Hope you're doing well wherever you are.

Anonymous said...

Keith,
I think of all the times you warned of the impending collapse of the housing bubble, and ended with "it hath been foretold". Everything in the market now reminds me of the last bubble, so much that I'm afraid that the 2.0 version of "Suzanne researched this" will show up on the TV somewhere between the Cialis and Lyrica commercials. I miss your posts.

Anonymous said...

Keith,
Tom again. I really hope you will relaunch the blog soon. Perhaps it is not the right moment for you, but I'll keep checking back. I wish you the best wherever you are.

Ross said...

Hello Keith? Hello out there?

Nobody believed this latest run up was real and the blowback's going to be a bitch.

I hope everyone is executing their exit strategy as I type this brilliant comment.

Unknown said...

2016 now and housing just keeps going out. Prices have been seeming 'out of whack' where I live in the Washington, DC area for over a year now... wondering when the correction will come. Interesting article.

Jaime said...

Hey Keith, read your blog daily back before the crash. I've been hearing about a stock market crash this year so I found the blog incase it was back up.
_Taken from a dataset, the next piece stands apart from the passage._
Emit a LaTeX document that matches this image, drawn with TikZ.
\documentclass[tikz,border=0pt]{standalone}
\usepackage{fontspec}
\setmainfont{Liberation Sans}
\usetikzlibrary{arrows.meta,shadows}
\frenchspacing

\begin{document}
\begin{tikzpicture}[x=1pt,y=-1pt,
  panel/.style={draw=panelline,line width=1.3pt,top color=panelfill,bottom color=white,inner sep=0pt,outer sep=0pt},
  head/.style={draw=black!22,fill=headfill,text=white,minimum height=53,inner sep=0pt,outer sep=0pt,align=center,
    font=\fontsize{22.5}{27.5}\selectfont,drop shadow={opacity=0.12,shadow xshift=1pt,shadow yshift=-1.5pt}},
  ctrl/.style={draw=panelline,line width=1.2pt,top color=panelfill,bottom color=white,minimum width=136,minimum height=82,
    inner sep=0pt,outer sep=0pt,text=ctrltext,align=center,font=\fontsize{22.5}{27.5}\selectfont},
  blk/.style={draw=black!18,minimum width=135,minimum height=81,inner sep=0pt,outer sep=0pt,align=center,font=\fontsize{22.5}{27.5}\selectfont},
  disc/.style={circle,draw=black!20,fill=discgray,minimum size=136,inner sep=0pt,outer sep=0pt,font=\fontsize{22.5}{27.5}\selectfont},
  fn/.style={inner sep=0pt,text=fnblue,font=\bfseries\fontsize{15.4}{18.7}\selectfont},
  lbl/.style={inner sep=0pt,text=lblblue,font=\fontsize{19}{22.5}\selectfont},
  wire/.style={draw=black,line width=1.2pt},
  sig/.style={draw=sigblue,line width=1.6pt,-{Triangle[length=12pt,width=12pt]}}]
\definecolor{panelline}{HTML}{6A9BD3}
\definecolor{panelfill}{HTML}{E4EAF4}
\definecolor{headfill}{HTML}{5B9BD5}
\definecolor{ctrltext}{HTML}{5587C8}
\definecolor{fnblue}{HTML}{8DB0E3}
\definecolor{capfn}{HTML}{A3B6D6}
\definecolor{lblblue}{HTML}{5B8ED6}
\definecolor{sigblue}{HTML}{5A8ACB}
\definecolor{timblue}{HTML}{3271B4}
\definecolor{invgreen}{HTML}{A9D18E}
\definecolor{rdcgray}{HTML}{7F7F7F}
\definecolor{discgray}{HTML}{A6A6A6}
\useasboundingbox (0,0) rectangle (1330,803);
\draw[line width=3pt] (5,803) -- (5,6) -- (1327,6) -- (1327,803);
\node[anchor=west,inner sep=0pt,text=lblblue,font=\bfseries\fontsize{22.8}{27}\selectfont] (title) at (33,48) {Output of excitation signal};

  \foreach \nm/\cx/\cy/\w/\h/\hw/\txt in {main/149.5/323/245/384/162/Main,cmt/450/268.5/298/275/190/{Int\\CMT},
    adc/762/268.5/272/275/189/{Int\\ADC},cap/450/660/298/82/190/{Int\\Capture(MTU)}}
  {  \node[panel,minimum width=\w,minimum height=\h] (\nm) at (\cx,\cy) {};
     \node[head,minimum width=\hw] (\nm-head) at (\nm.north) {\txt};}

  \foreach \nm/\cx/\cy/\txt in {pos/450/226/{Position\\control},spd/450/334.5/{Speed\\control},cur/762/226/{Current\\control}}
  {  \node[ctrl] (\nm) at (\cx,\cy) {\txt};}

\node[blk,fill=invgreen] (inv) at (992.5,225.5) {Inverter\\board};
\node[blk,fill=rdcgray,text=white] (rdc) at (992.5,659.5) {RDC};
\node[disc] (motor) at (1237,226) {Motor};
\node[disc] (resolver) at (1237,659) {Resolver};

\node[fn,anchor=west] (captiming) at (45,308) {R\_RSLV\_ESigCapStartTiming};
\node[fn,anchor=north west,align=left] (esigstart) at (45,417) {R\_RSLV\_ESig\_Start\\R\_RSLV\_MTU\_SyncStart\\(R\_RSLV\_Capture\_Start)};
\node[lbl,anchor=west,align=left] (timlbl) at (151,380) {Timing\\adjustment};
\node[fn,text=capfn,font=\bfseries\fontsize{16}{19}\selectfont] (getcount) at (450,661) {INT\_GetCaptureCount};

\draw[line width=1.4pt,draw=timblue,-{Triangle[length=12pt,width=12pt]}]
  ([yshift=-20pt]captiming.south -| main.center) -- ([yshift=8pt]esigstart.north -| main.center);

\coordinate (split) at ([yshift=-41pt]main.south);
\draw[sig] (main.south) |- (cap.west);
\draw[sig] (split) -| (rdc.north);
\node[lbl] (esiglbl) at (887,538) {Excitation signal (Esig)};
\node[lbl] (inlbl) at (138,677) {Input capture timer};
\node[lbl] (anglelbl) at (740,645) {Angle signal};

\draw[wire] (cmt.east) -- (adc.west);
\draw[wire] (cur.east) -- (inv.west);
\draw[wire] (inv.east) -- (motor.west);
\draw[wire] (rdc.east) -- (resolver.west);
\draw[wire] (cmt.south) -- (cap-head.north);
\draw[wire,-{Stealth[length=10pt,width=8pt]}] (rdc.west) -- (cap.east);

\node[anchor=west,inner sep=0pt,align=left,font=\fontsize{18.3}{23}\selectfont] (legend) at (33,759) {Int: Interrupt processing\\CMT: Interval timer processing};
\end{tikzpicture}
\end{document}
Any input on the stock market for this year?

Anonymous said...

Well, here it is 3 years later, and I thought I'd look for this blog. Hope the author is still alive and well... somewhere.
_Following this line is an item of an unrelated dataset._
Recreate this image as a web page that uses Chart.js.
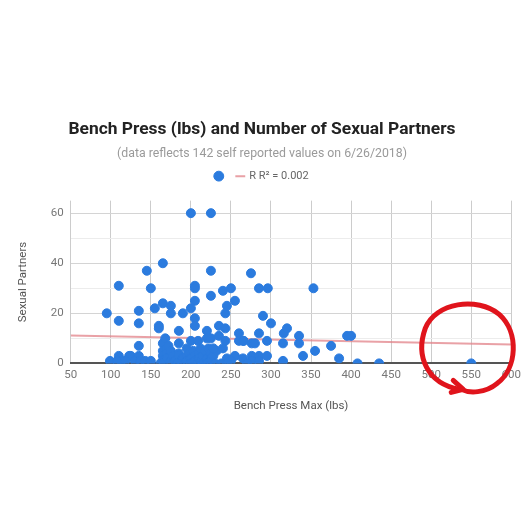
<!DOCTYPE html>
<html><head><meta charset="utf-8">
<script src="https://cdn.jsdelivr.net/npm/chart.js@4/dist/chart.umd.min.js"></script>
<style>html,body{margin:0;padding:0;background:#fff;}#wrap{width:526px;height:526px;}</style>
</head><body><div id="wrap"><canvas id="c" width="526" height="526"></canvas></div>
<script>
const benchPress = [
  95,110,110,99,110,113,108,123,125,135,135,135,135,130,137,143,145,150,155,160,160,118,150,
  165,165,165,165,165,165,168,170,170,170,172,175,175,175,175,178,180,185,185,185,185,188,190,190,183,162,
  200,225,225,225,200,205,205,205,205,205,200,209,220,220,225,195,195,195,198,200,200,203,205,205,208,210,210,212,213,215,215,218,220,220,222,225,225,225,228,230,232,228,
  235,235,240,243,243,243,240,245,250,255,245,260,260,255,265,250,265,275,285,296,290,300,285,276,280,266,295,276,285,295,276,285,270,238,245,
  316,320,335,335,315,340,315,353,355,375,385,395,400,408,435,550
];
const partners = [
  20,31,17,1,3,1,1,3,3,21,16,7,3,1,1,1,37,30,22,15,14,1,1,
  40,24,8,5,3,1,10,6,4,2,7,23,20,5,1,3,1,13,8,4,3,1,20,2,0,0,
  60,60,37,27,22,31,30,25,18,15,9,9,13,10,10,6,3,1,4,2,0,5,3,1,0,4,2,6,1,3,0,5,2,0,6,4,2,1,3,0,5,6,
  15,11,29,20,14,9,6,23,30,25,2,12,9,3,9,1,2,36,30,30,19,16,12,8,8,9,9,3,3,3,1,1,0,0,0,
  12,14,11,8,8,3,1,30,5,7,2,11,11,0,0,0
];
const trendX = [50, 600];
const trendY = [11.1, 7.5];
const xTickValues = [50,100,150,200,250,300,350,400,450,500,550,600];
const yTickLabels = [0,20,40,60];
const titleText = 'Bench Press (lbs) and Number of Sexual Partners';
const subtitleText = '(data reflects 142 self reported values on 6/26/2018)';
const trendLabel = 'R R\u00B2 = 0.002';

const scatterPoints = benchPress.map((b,i)=>({x:b, y:partners[i]}));
const trendPoints = trendX.map((t,i)=>({x:t, y:trendY[i]}));

const legendGap = {
  id:'legendGap',
  afterInit(chart){
    const lg = chart.legend;
    if (!lg) return;
    const orig = lg.fit.bind(lg);
    lg.fit = function(){ orig(); this.height += 9; };
  }
};

const redCircle = {
  id:'redCircle',
  afterDraw(chart){
    const {ctx, scales:{x,y}} = chart;
    const cx = x.getPixelForValue(545), cy = y.getPixelForValue(6.8);
    ctx.save();
    ctx.strokeStyle = '#e0141c';
    ctx.lineWidth = 5;
    ctx.lineCap = 'round';
    ctx.lineJoin = 'round';
    ctx.beginPath();
    ctx.moveTo(cx-8, cy+43);
    ctx.bezierCurveTo(cx-40, cy+37, cx-52, cy+10, cx-42, cy-18);
    ctx.bezierCurveTo(cx-32, cy-44, cx+10, cy-50, cx+32, cy-32);
    ctx.bezierCurveTo(cx+52, cy-14, cx+50, cy+22, cx+30, cy+37);
    ctx.bezierCurveTo(cx+18, cy+47, cx+2, cy+47, cx-6, cy+43);
    ctx.stroke();
    ctx.beginPath();
    ctx.moveTo(cx-14, cy+34);
    ctx.lineTo(cx-4, cy+43);
    ctx.lineTo(cx-16, cy+46);
    ctx.stroke();
    ctx.restore();
  }
};

new Chart(document.getElementById('c'), {
  type:'scatter',
  data:{datasets:[
    {label:'', data:scatterPoints, backgroundColor:'#2b7bde', borderColor:'#2b7bde', pointRadius:4.5, pointHoverRadius:4.5, pointStyle:'circle', order:1},
    {type:'line', label:trendLabel, data:trendPoints, borderColor:'rgba(226,130,136,0.75)', backgroundColor:'rgba(226,130,136,0.75)', borderWidth:2, pointRadius:0, pointStyle:'line', order:2}
  ]},
  options:{
    responsive:false, animation:false,
    layout:{padding:{top:119, left:12, right:14, bottom:109}},
    plugins:{
      title:{display:true, text:titleText, color:'#222', font:{family:'Roboto', size:17.4, weight:'bold'}, padding:{top:0, bottom:5}},
      subtitle:{display:true, text:subtitleText, color:'#9a9a9a', font:{family:'Roboto', size:12.3}, padding:{top:2, bottom:0}},
      legend:{display:true, labels:{usePointStyle:true, boxWidth:7, boxHeight:7, color:'#666', font:{family:'Roboto', size:11}, padding:9}},
      tooltip:{enabled:false}
    },
    scales:{
      x:{type:'linear', min:50, max:600,
        afterBuildTicks(ax){ ax.ticks = xTickValues.map(v=>({value:v})); },
        ticks:{color:'#777', font:{family:'Roboto', size:11.5}, padding:5, maxRotation:0, autoSkip:false},
        grid:{color:'#cccccc', drawTicks:false},
        border:{display:true, color:'#555', width:2},
        title:{display:true, text:'Bench Press Max (lbs)', color:'#555', font:{family:'Roboto', size:11.5}, padding:{top:12}}
      },
      y:{type:'linear', min:0, max:65,
        ticks:{stepSize:5, color:'#777', font:{family:'Roboto', size:11.5}, padding:7,
          callback:(v)=> yTickLabels.includes(v) ? String(v) : ''},
        grid:{color:(c)=> (c.tick && c.tick.value % 20 === 0) ? '#d4d4d4' : '#ececec', drawTicks:false},
        border:{display:false},
        title:{display:true, text:'Sexual Partners', color:'#555', font:{family:'Roboto', size:11.5}, padding:{bottom:14}}
      }
    }
  },
  plugins:[legendGap, redCircle]
});
</script></body></html>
The fed has started tightening, albeit VERY slowly. IMHO, that is the watershed moment. I've been around a while, and I remember markets usually ignore the first few tightenings. But then they go "boom". Stocks have gone nowhere the past year, but housing is in "look how smart I am" mode. The coastal cities are in euphoria, while fly over is just happy. Several countries are teetering on the edge. There is talk that China and Brazil (summer olympics) are about to blow.

I think the US reflation has about a year of life left in it. A few more fed tightenings, and then another bear market.

Anonymous said...

Hey Keith, is housing bubble 2.0 about to blow? Come on man, it's been 3 years.